The results of this study corroborate those of Qaed Amini et al. (2014) who found that ENSO governs precipitation oscillations in southwestern Iran. This finding necessitates further studies to elucidate the behavior effect of ENSO, as one of the most important teleconnection drivers, on various climatic aspects of Iran. The relationship of this index with other teleconnection indices can be of great help for long-term prospects. The global influences of ENSO have more impacts on precipitation and drought patterns in northern Iranian stations. In the west and southwest of Iran, contrarily, precipitation and drought patterns are more influenced by Khamsin’s low-pressure masses and Sudanese flows.

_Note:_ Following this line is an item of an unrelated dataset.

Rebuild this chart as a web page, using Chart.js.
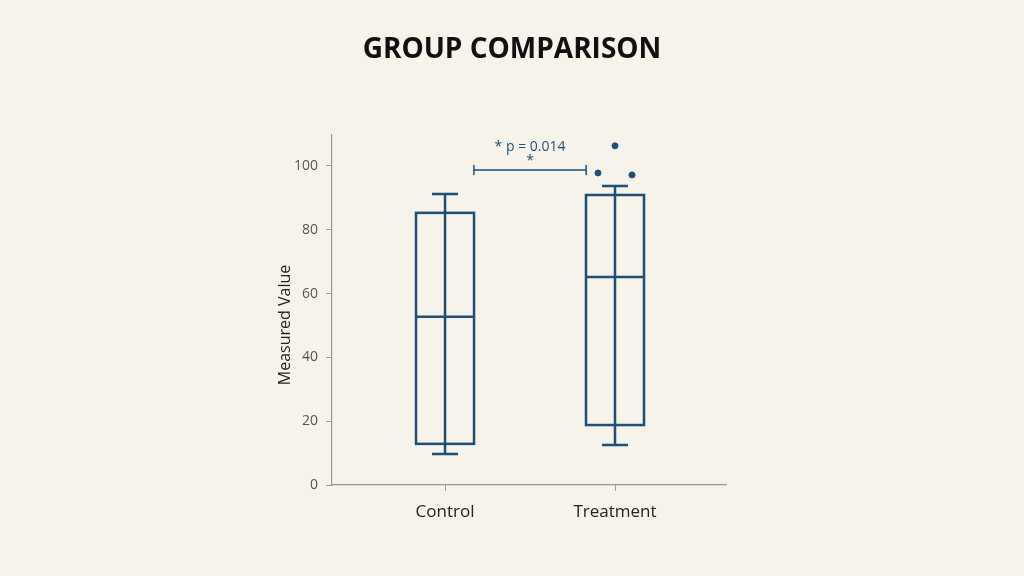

Despite the proximity of southern and southeastern parts of the country, such as Bandar Abbas, Chabahar, Zahedan, and Zabol stations to the open waters of the Persian Gulf and the Oman Sea, the relationship between indices and SPI was not statistically significant. One possible explanation for this could be the impacts of the water surface temperature of the Persian Gulf, Oman Sea, Indian Ocean, and Indian monsoon currents on these areas.

5 Recommendations for future studies

Considering that AMO showed the highest impact on drought in both simultaneous and asynchronous modes at Bushehr and southern stations, using the data of nearby Persian Gulf stations including Dubai and the United Arab Emirates to continue the study in this case is suggested.

In addition, considering the significant relationship between SST and rainfall based on sea surface temperature of the Persian Gulf, studying the relationship between SSTs at the water borders of Iran about droughts is recommended. Also, other atmospheric ocean indices are to be used for better research in various parts of Iran’s stations.